As consequências sociais da discriminação e da intolerância não são uma novidade no Brasil, um país de muitos contrastes. O que nem sempre se fala é que o preconceito também pode influenciar a saúde de quem é exposto a ele repetidas vezes. Estudos para reforçar a teoria não faltam.
De acordo com pesquisa realizada na Universidade Federal de Santa Catarina (UFSC), quem sofre com a discriminação possui até 4,4 vezes mais chances de apresentar problemas como depressão, ansiedade e dificuldade na hora de se concentrar. Na lista de principais preconceitos sofridos foram citadas causas como: posição social, cor, raça, roupa e local de moradia.
Já um levantamento publicado no Jornal da Associação Americana de Saúde Pública mostra um elo possível entre racismo e a hipertensão. Foram analisados cinco mil voluntários negros, incluindo adultos e idosos. Do total, 64% das mulheres e 59,7% dos homens foram identificados com a doença. A análise também considerou as condições socioeconômicas dos participantes.
Dados de 2012 do Ministério da Saúde evidenciam que no Brasil a realidade é semelhante. Enquanto a taxa de mortalidade por conta da hipertensão é de 32,3 por cem mil habitantes para a população negra, ela cai para 17 por cem mil habitantes entre a branca.
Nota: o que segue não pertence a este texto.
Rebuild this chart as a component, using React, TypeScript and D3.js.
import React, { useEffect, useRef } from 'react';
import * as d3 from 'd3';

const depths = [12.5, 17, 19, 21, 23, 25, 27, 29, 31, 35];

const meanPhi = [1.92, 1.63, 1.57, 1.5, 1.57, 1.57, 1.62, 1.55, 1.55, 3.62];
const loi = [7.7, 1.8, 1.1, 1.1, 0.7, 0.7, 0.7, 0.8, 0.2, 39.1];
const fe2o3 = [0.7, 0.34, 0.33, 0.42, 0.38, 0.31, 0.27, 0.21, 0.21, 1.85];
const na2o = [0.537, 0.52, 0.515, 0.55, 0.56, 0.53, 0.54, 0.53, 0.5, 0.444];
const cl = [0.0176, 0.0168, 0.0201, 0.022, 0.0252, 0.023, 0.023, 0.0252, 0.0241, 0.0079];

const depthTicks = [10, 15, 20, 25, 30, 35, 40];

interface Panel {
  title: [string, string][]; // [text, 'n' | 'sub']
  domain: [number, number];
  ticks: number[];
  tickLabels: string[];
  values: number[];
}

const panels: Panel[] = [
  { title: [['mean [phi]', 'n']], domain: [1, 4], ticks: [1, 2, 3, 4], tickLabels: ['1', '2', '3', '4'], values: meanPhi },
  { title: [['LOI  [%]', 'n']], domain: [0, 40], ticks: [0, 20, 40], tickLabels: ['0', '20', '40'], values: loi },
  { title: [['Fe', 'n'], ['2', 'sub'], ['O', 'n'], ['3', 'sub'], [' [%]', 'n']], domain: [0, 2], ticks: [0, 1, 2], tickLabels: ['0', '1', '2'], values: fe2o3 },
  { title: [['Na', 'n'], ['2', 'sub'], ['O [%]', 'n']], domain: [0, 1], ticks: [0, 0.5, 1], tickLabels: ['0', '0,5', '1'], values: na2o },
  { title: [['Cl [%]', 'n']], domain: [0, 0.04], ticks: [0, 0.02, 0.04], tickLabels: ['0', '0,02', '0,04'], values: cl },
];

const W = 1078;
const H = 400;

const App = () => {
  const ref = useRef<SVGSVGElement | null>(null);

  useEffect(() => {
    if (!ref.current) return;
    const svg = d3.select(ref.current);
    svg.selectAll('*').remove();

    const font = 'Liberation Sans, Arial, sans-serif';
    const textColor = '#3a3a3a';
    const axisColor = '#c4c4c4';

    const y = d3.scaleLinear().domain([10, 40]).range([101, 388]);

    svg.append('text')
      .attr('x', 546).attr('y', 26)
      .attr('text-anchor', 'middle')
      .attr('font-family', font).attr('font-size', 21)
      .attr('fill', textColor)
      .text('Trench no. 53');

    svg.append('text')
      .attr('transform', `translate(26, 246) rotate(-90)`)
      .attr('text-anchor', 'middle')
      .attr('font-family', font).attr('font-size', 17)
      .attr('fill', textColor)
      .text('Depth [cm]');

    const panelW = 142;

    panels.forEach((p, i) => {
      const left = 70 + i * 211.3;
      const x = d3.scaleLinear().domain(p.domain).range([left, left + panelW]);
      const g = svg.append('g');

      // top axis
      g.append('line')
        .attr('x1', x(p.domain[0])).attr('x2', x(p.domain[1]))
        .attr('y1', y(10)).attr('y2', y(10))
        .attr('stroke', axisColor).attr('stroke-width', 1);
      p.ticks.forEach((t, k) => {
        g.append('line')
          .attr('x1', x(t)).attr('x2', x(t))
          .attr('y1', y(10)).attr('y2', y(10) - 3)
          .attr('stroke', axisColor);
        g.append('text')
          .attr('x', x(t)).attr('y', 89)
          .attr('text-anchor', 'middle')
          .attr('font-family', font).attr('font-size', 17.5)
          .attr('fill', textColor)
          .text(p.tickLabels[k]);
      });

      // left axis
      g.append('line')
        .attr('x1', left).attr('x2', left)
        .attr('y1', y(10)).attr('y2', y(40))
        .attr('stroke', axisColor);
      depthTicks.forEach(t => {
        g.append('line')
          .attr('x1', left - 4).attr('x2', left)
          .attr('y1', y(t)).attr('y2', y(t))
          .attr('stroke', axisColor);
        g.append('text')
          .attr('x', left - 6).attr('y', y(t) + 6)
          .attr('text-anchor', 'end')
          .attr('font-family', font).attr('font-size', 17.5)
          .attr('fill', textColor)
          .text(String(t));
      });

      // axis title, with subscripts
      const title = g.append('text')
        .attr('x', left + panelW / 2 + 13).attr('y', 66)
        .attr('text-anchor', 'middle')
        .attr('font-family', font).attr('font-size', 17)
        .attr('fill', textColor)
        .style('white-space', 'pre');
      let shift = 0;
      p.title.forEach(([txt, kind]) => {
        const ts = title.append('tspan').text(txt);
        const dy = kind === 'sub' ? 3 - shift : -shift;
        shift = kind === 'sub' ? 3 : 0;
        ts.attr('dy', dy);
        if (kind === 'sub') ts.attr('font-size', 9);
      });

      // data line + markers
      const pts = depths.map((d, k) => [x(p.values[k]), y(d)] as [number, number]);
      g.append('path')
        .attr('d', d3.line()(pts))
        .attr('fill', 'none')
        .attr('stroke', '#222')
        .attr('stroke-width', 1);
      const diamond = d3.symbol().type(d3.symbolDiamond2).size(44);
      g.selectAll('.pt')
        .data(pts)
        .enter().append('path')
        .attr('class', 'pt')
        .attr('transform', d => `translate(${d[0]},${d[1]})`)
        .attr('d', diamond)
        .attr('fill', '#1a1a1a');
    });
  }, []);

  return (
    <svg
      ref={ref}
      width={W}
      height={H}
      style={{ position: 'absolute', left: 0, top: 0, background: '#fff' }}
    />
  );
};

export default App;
A explicação está nos chamados múltiplos estressores. Além de uma condição biológica vulnerável ao desenvolvimento de problemas relacionados ao coração, alguns grupos étnicos ainda enfrentam a discriminação como agravante do quadro.
Para o psiquiatra Alceu Gomes Neto, há grande evidência científica da relação entre doenças clínicas e a exposição constante a situações que envolvem preconceito, bullying e assédio moral. A hipótese mais aceita para explicar essa ligação remete ao modelo indissociável da conexão mente e corpo.
“A discriminação gera estresse, que por sua vez produz respostas orgânicas, como a liberação de Cortisol. Este impacto, se continuado, tem como resultado elevação da pressão arterial, por exemplo. Ainda que não saibamos a exata etiologia da hipertensão, a ansiedade crônica é um dos fatores mais aceitos”, detalha.
Para ficar de olho
Sentimentos de vergonha e negação são frequentes entre pessoas que foram vítimas de preconceito. Em geral, não se trata de um comportamento adotado de um dia para o outro. Ele costuma ser resultado de uma sucessão de ocorrências em que a discriminação se faz presente, às vezes de modo muito sutil.
Neto lembra que sinais como isolamento social, irritabilidade e somatizações, que podem incluir problemas dermatológicos, dor de cabeça constante e mesmo insônia, devem ser levados em conta. Também é comum a presença de quadros de síndrome do pânico, desconfiança e depressão. Entre as crianças, a fobia escolar costuma ser um indício que merece atenção especial.
Para ele, a família tem um papel decisivo na maneira como o momento vai ser encarado. “Em geral, as pessoas que estão sob esta condição sentem-se muito acolhidas quando um familiar inicia a abordagem com uma postura compreensiva. O pior é negar o conflito ou usar expressões de desqualificação aos sintomas apresentados”, completa.
Como o médico pode ajudar
Mas e na hora da consulta, de que forma o médico pode auxiliar uma vítima de preconceito? O psiquiatra entende que é necessária uma preparação especial, já que os sinais podem ser bastante sutis e nem sempre aparecem como queixa principal.
“Os médicos devem investigar estas situações em grupos mais expostos, como população LGBT, negros, refugiados, pacientes que estiveram em regime prisional no passado”, aconselha. Mas o cuidado no auxílio não para por aí.
A atualização constante também ajuda a evitar posturas ou o uso de expressões que possam perpetuar o preconceito. Com a abordagem certa, fica mais fácil chegar até o paciente e ter a sua confiança para falar do problema que realmente o afeta – antes que a discriminação tenha um impacto ainda maior na saúde.